[Code that draws figures]
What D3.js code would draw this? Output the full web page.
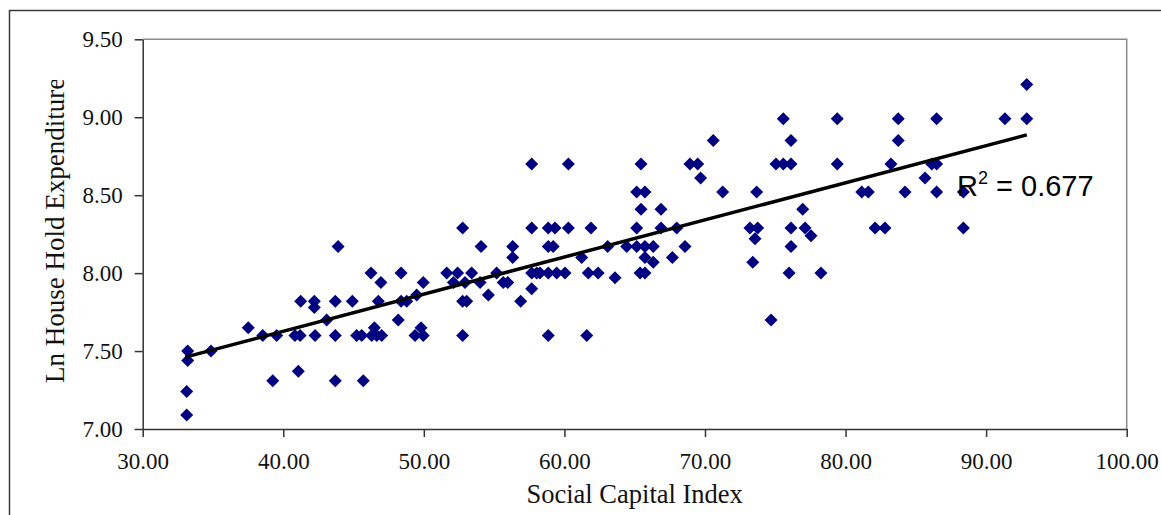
<!DOCTYPE html>
<html><head><meta charset="utf-8">
<script src="https://cdn.jsdelivr.net/npm/d3@7"></script>
<style>html,body{margin:0;padding:0;background:#fff;overflow:hidden}</style>
</head><body>
<svg id="chart" width="1161" height="515"></svg>
<script>
// ---- data ----
const socialCapital = [33.13,33.13,33.2,33.2,34.86,37.51,38.54,39.25,39.53,40.83,41.2,41.07,41.24,42.21,42.21,42.26,43.09,43.9,43.7,43.7,43.7,44.91,45.22,45.58,45.69,46.24,46.48,46.29,46.65,47.0,46.95,46.76,48.18,48.38,48.38,48.78,49.37,49.8,49.96,49.49,49.96,51.63,52.1,52.4,52.76,52.76,53.05,52.76,52.93,53.4,54.0,54.07,54.59,55.18,55.65,55.97,56.32,56.32,56.89,57.67,57.67,57.67,57.67,60.28,58.85,59.33,60.28,61.89,58.85,59.2,61.23,58.03,58.26,58.85,59.45,60.04,58.85,61.59,61.7,62.4,63.08,63.6,64.43,65.14,65.73,66.32,65.14,65.14,65.73,65.45,65.45,65.73,66.32,65.38,65.73,66.87,66.87,67.99,67.68,68.58,68.93,69.48,69.69,70.59,71.26,73.4,73.2,73.75,73.56,73.68,74.7,75.05,75.57,76.12,75.57,76.12,76.12,76.12,75.98,76.95,77.12,77.54,78.25,79.41,79.41,81.15,81.62,82.1,82.8,83.23,83.75,83.75,84.23,85.65,86.13,86.48,86.48,86.48,92.89,91.34,92.89,88.38,88.38];
const lnExpenditure = [7.09,7.24,7.44,7.50,7.50,7.65,7.60,7.31,7.60,7.60,7.60,7.37,7.82,7.82,7.78,7.60,7.70,8.17,7.82,7.60,7.31,7.82,7.60,7.60,7.31,8.00,7.65,7.60,7.60,7.60,7.94,7.82,7.70,8.00,7.82,7.82,7.60,7.65,7.60,7.86,7.94,8.00,7.94,8.00,8.29,7.82,7.82,7.60,7.94,8.00,7.94,8.17,7.86,8.00,7.94,7.94,8.17,8.10,7.82,8.70,8.29,8.00,7.90,8.70,8.29,8.29,8.29,8.29,8.17,8.17,8.10,8.00,8.00,8.00,8.00,8.00,7.60,7.60,8.00,8.00,8.17,7.97,8.17,8.17,8.17,8.17,8.29,8.52,8.52,8.70,8.41,8.10,8.07,8.00,8.00,8.41,8.29,8.29,8.10,8.17,8.70,8.70,8.61,8.85,8.52,8.07,8.29,8.29,8.22,8.52,7.70,8.70,8.70,8.70,8.99,8.85,8.29,8.17,8.00,8.41,8.29,8.24,8.00,8.99,8.70,8.52,8.52,8.29,8.29,8.70,8.99,8.85,8.52,8.61,8.70,8.70,8.99,8.52,9.21,8.99,8.99,8.52,8.29];
const xTicks = [30,40,50,60,70,80,90,100];
const yTicks = [7.0,7.5,8.0,8.5,9.0,9.5];
const trendSlope = [0.02382];
const trendIntercept = [6.674];
const rSquared = ["0.677"];
const xTitle = ["Social Capital Index"];
const yTitle = ["Ln House Hold  Expenditure"];

// ---- layout ----
const svg = d3.select("#chart");
const L = 142.7, R = 1126.7, T = 39.3, B = 429;
const x = d3.scaleLinear().domain([30,100]).range([L,R]);
const y = d3.scaleLinear().domain([7,9.5]).range([B,T]);
const serif = "'Liberation Serif','Times New Roman',serif";

// outer chart border
svg.append("path").attr("d", `M9.5,520 L9.5,10.5 L1170,10.5`)
  .attr("fill","none").attr("stroke","#3a3a3a").attr("stroke-width",1.5);

// plot frame top/right
svg.append("path").attr("d",`M${L},${T} L${R},${T} L${R},${B}`)
  .attr("fill","none").attr("stroke","#8a8a8a").attr("stroke-width",1.5);

// axes
const xAxis = d3.axisBottom(x).tickValues(xTicks).tickFormat(d3.format(".2f")).tickSizeInner(8).tickSizeOuter(0).tickPadding(16);
const yAxis = d3.axisLeft(y).tickValues(yTicks).tickFormat(d3.format(".2f")).tickSizeInner(8).tickSizeOuter(0).tickPadding(12);
const gx = svg.append("g").attr("transform",`translate(0,${B})`).call(xAxis);
const gy = svg.append("g").attr("transform",`translate(${L},0)`).call(yAxis);
[gx,gy].forEach(g=>{
  g.selectAll("path,line").attr("stroke","#333").attr("stroke-width",1.5);
  g.selectAll("text").attr("font-family",serif).attr("font-size",23).attr("fill","#111");
});

// points
const pts = socialCapital.map((v,i)=>({x:v,y:lnExpenditure[i]}));
const diamondType = {draw(ctx,size){const r=Math.sqrt(size)/2;ctx.moveTo(0,-r);ctx.lineTo(r,0);ctx.lineTo(0,r);ctx.lineTo(-r,0);ctx.closePath();}};
svg.append("g").selectAll("path").data(pts).join("path")
  .attr("transform",d=>`translate(${x(d.x)},${y(d.y)})`)
  .attr("d", d3.symbol().type(diamondType).size(169))
  .attr("fill","#000080");

// trendline
const x0 = d3.min(socialCapital)-0.1, x1 = d3.max(socialCapital);
svg.append("line")
  .attr("x1",x(x0)).attr("y1",y(trendIntercept[0]+trendSlope[0]*x0))
  .attr("x2",x(x1)).attr("y2",y(trendIntercept[0]+trendSlope[0]*x1))
  .attr("stroke","#000").attr("stroke-width",3.5);

// R^2 label
const rt = svg.append("text").attr("x",957).attr("y",196)
  .attr("font-family","'Liberation Sans',Arial,sans-serif").attr("font-size",29).attr("fill","#000");
rt.append("tspan").text("R");
rt.append("tspan").attr("dy",-12).attr("font-size",18).text("2");
rt.append("tspan").attr("dy",12).text(" = " + rSquared[0]);

// axis titles
svg.append("text").attr("x",(L+R)/2).attr("y",503).attr("text-anchor","middle")
  .attr("font-family",serif).attr("font-size",26.5).attr("fill","#111")
  .text(xTitle[0]);
svg.append("clipPath").attr("id","yclip").append("rect").attr("x",0).attr("y",80).attr("width",140).attr("height",420);
svg.append("g").attr("clip-path","url(#yclip)").append("text")
  .attr("transform",`translate(64,383) rotate(-90)`).attr("text-anchor","start")
  .attr("font-family",serif).attr("font-size",27).attr("fill","#111")
  .text(yTitle[0]);
</script>
</body></html>
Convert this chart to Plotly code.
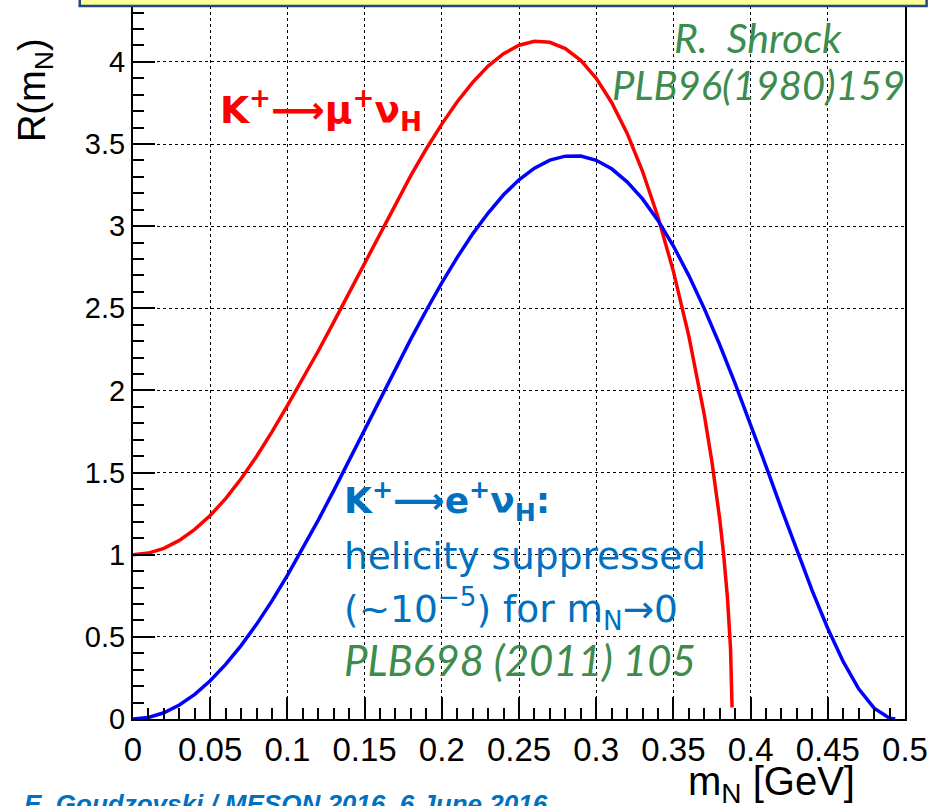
import plotly.graph_objects as go

# ---- data ----
mu_mass = [0.00, 0.01, 0.02, 0.03, 0.04, 0.05, 0.06, 0.07, 0.08, 0.09,
           0.10, 0.11, 0.12, 0.13, 0.14, 0.15, 0.16, 0.17, 0.18, 0.19,
           0.20, 0.21, 0.22, 0.23, 0.24, 0.25, 0.26, 0.27, 0.28, 0.29,
           0.30, 0.31, 0.32, 0.33, 0.34, 0.35, 0.36, 0.37, 0.375, 0.38,
           0.3825, 0.385, 0.387, 0.388]
mu_ratio = [1.000, 1.010, 1.039, 1.087, 1.154, 1.239, 1.341, 1.462, 1.598, 1.748,
            1.908, 2.070, 2.240, 2.416, 2.596, 2.778, 2.960, 3.138, 3.309, 3.471,
            3.621, 3.757, 3.875, 3.974, 4.050, 4.101, 4.125, 4.119, 4.081, 4.009,
            3.900, 3.753, 3.566, 3.334, 3.056, 2.725, 2.331, 1.852, 1.563, 1.217,
            1.005, 0.740, 0.430, 0.070]

e_mass = [0.00, 0.01, 0.02, 0.03, 0.04, 0.05, 0.06, 0.07, 0.08, 0.09,
          0.10, 0.11, 0.12, 0.13, 0.14, 0.15, 0.16, 0.17, 0.18, 0.19,
          0.20, 0.21, 0.22, 0.23, 0.24, 0.25, 0.26, 0.27, 0.28, 0.29,
          0.30, 0.31, 0.32, 0.33, 0.34, 0.35, 0.36, 0.37, 0.38, 0.39,
          0.40, 0.41, 0.42, 0.43, 0.44, 0.45, 0.46, 0.47, 0.48, 0.49,
          0.4937]
e_ratio = [0.000, 0.009, 0.038, 0.085, 0.150, 0.233, 0.332, 0.447, 0.576, 0.719,
           0.874, 1.038, 1.211, 1.390, 1.574, 1.761, 1.948, 2.133, 2.314, 2.488,
           2.655, 2.810, 2.953, 3.080, 3.191, 3.282, 3.353, 3.402, 3.426, 3.427,
           3.401, 3.349, 3.270, 3.166, 3.035, 2.879, 2.699, 2.498, 2.278, 2.042,
           1.794, 1.538, 1.279, 1.023, 0.778, 0.551, 0.349, 0.184, 0.066, 0.005,
           0.000]

x_range = [0, 0.5]
y_range = [0, 4.34]

RED = "#FF0000"
BLUE = "#0000FF"
TXT_BLUE = "#0070C0"
GREEN = "#3E8B4E"

fig = go.Figure()
fig.add_trace(go.Scatter(x=mu_mass, y=mu_ratio, mode="lines",
                         line=dict(color=RED, width=3.5), hoverinfo="skip"))
fig.add_trace(go.Scatter(x=e_mass, y=e_ratio, mode="lines",
                         line=dict(color=BLUE, width=3.5), hoverinfo="skip"))

axis_common = dict(
    showline=True, mirror=True, linecolor="black", linewidth=2,
    ticks="inside", ticklen=22, tickwidth=2, tickcolor="black",
    showgrid=True, gridcolor="black", griddash="dot", gridwidth=1,
    zeroline=False, automargin=False,
)

fig.update_xaxes(range=x_range, tick0=0, dtick=0.05,
                 minor=dict(dtick=0.01, ticks="inside", ticklen=11, tickwidth=1.5,
                            tickcolor="black", showgrid=False),
                 tickfont=dict(family="Liberation Sans", size=33, color="black"),
                 **axis_common)
fig.update_yaxes(range=y_range, tick0=0, dtick=0.5,
                 minor=dict(dtick=0.1, ticks="inside", ticklen=11, tickwidth=1.5,
                            tickcolor="black", showgrid=False),
                 tickfont=dict(family="Liberation Sans", size=29, color="black"),
                 **axis_common)

fig.update_layout(
    width=932, height=806,
    margin=dict(l=133, r=27, t=6, b=87),
    plot_bgcolor="white", paper_bgcolor="white",
    showlegend=False,
)

# yellow banner at the very top (cut off)
fig.add_shape(type="rect", xref="paper", yref="paper",
              x0=-0.069, x1=1.028, y0=1.0, y1=1.05,
              fillcolor="#FFFF99", line=dict(color="#1F497D", width=2.5), layer="above")

ann = []
# axis titles
ann.append(dict(text="R(m<sub>N</sub>)", xref="paper", yref="paper",
                x=-0.127, y=0.882, textangle=-90, showarrow=False,
                xanchor="center", yanchor="middle",
                font=dict(family="Liberation Sans", size=38, color="black")))
ann.append(dict(text="m<sub>N</sub> [GeV]", xref="paper", yref="paper",
                x=0.938, y=-0.091, showarrow=False, xanchor="right", yanchor="middle",
                font=dict(family="Liberation Sans", size=40, color="black")))
# red label
ann.append(dict(text="<b>K<sup>+</sup>⟶μ<sup>+</sup>ν<sub>H</sub></b>", xref="x", yref="y",
                x=0.0551, y=3.71, showarrow=False, xanchor="left", yanchor="middle",
                font=dict(family="DejaVu Sans", size=37.5, color=RED)))
# green reference (top right)
ann.append(dict(text="<i>R.\u00a0\u00a0Shrock</i>", xref="x", yref="y",
                x=0.4048, y=4.15, showarrow=False, xanchor="center", yanchor="middle",
                font=dict(family="Lato", size=41, color=GREEN)))
ann.append(dict(text="<i>PLB96(1980)159</i>", xref="x", yref="y",
                x=0.4048, y=3.86, showarrow=False, xanchor="center", yanchor="middle",
                font=dict(family="Lato", size=40, color=GREEN)))
# blue block
ann.append(dict(text="<b>K<sup>+</sup>⟶e<sup>+</sup>ν<sub>H</sub>:</b>", xref="x", yref="y",
                x=0.1354, y=1.33, showarrow=False, xanchor="left", yanchor="middle",
                font=dict(family="DejaVu Sans", size=36, color=TXT_BLUE)))
ann.append(dict(text="helicity suppressed", xref="x", yref="y",
                x=0.1354, y=0.99, showarrow=False, xanchor="left", yanchor="middle",
                font=dict(family="DejaVu Sans", size=37.5, color=TXT_BLUE)))
ann.append(dict(text="(~10<sup>−5</sup>) for m<sub>N</sub>→0", xref="x", yref="y",
                x=0.1354, y=0.67, showarrow=False, xanchor="left", yanchor="middle",
                font=dict(family="DejaVu Sans", size=37.5, color=TXT_BLUE)))
ann.append(dict(text="<i>PLB698 (2011) 105</i>", xref="x", yref="y",
                x=0.1354, y=0.36, showarrow=False, xanchor="left", yanchor="middle",
                font=dict(family="Lato", size=42, color=GREEN)))
# footer credit (cut off at the bottom)
ann.append(dict(text="<b><i>E. Goudzovski / MESON 2016, 6 June 2016</i></b>",
                xref="paper", yref="paper", x=-0.1438, y=-0.0954,
                showarrow=False, xanchor="left", yanchor="top",
                font=dict(family="Liberation Sans", size=26, color=TXT_BLUE)))

fig.update_layout(annotations=ann)

fig.write_html("out.html",
               config={"displayModeBar": False},
               post_script="document.body.style.margin='0px';"
                           "document.body.style.overflow='hidden';")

Exercise description
In the listing, how many lines hold "chart"? Answer with a bare number.

Right answer
4